__Goal__
Return all lines below containing the word "Emit".

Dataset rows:
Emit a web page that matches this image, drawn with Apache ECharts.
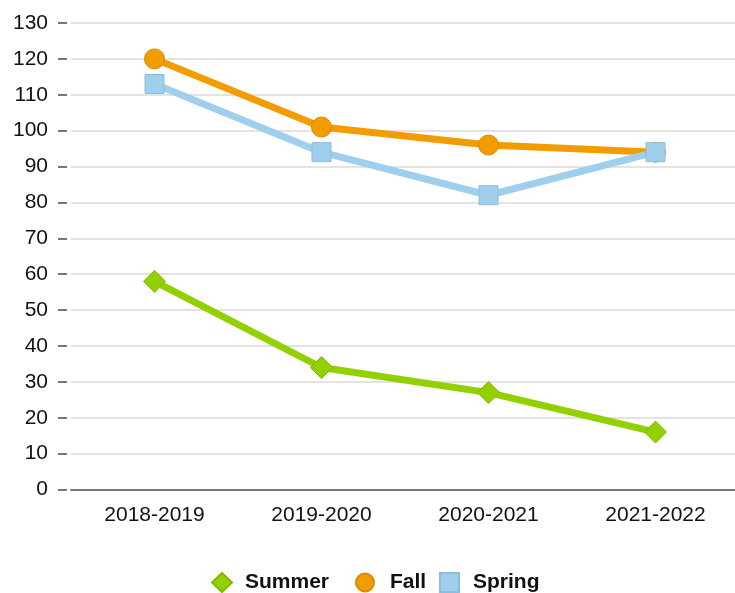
<!DOCTYPE html>
<html><head><meta charset="utf-8">
<script src="https://cdn.jsdelivr.net/npm/echarts@6/dist/echarts.min.js"></script>
<style>html,body{margin:0;padding:0;background:#fff}#c{width:735px;height:593px}</style>
</head><body><div id="c"></div>
<script>
const categories = ['2018-2019', '2019-2020', '2020-2021', '2021-2022'];
const summer = [58, 34, 27, 16];
const fall = [120, 101, 96, 94];
const spring = [113, 94, 82, 94];

const chart = echarts.init(document.getElementById('c'));
const font = 'Liberation Sans, Arial, sans-serif';
function line(name, data, color, border, symbol, size) {
  return {
    name, type: 'line', data, symbol, symbolSize: size,
    lineStyle: { color, width: 7 },
    itemStyle: { color, borderColor: border, borderWidth: 1 },
    emphasis: { disabled: true }
  };
}
function legend(name, icon, left, w, h, pad) {
  return {
    left, top: 567, itemWidth: w, itemHeight: h, selectedMode: false,
    textStyle: { fontSize: 21, fontWeight: 'bold', color: '#111', fontFamily: font, padding: [0, 0, 0, pad] },
    data: [{ name, icon }]
  };
}
chart.setOption({
  animation: false,
  textStyle: { fontFamily: font },
  grid: { left: 71, top: 23, width: 668, bottom: 103.5, containLabel: false, outerBoundsMode: 'none' },
  legend: [
    legend('Summer', 'diamond', 206, 20, 19, 8),
    legend('Fall', 'circle', 350, 18, 18, 11),
    legend('Spring', 'rect', 434, 19, 19, 9)
  ],
  xAxis: {
    type: 'category', data: categories, boundaryGap: true,
    axisLine: { lineStyle: { color: '#777', width: 2 } },
    axisTick: { alignWithLabel: true, length: 7, lineStyle: { color: '#777', width: 2 } },
    axisLabel: { fontSize: 21, color: '#111', margin: 15, fontFamily: font }
  },
  yAxis: {
    type: 'value', min: 0, max: 130, interval: 10, offset: 4,
    axisLine: { show: false },
    axisTick: { show: true, length: 9, lineStyle: { color: '#777', width: 2 } },
    axisLabel: { fontSize: 21, color: '#111', margin: 19, fontFamily: font },
    splitLine: { lineStyle: { color: '#e3e3e3', width: 2 } }
  },
  series: [
    line('Summer', summer, '#93d000', '#7fb800', 'diamond', 22),
    line('Fall', fall, '#f39c00', '#d98a00', 'circle', 20),
    line('Spring', spring, '#9fcfed', '#8bbddc', 'rect', 19)
  ]
});
</script></body></html>
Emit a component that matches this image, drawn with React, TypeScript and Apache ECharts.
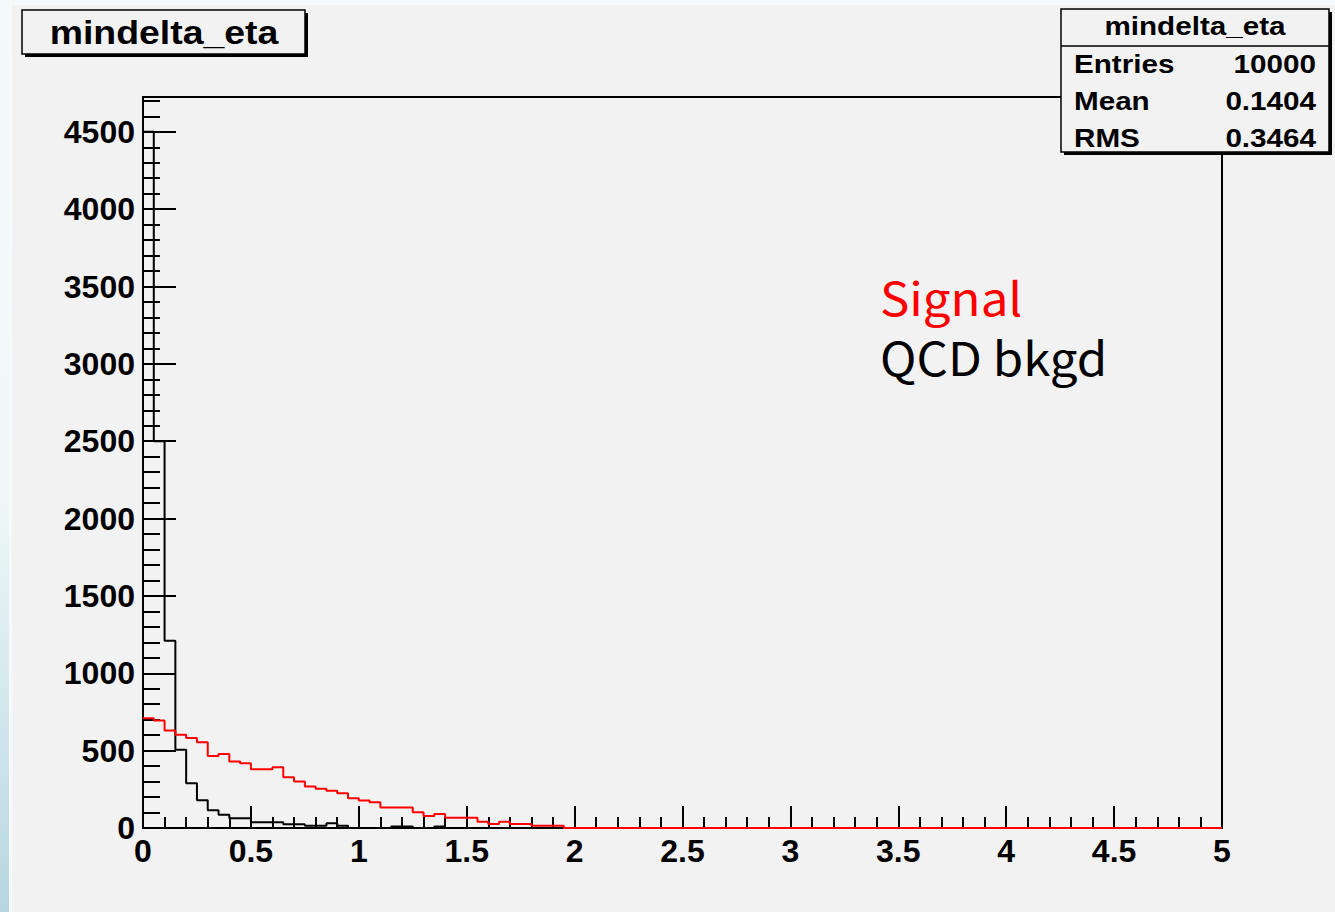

__Result of the exercise__
Emit a web page that matches this image, drawn with Apache ECharts.
Emit a component that matches this image, drawn with React, TypeScript and Apache ECharts.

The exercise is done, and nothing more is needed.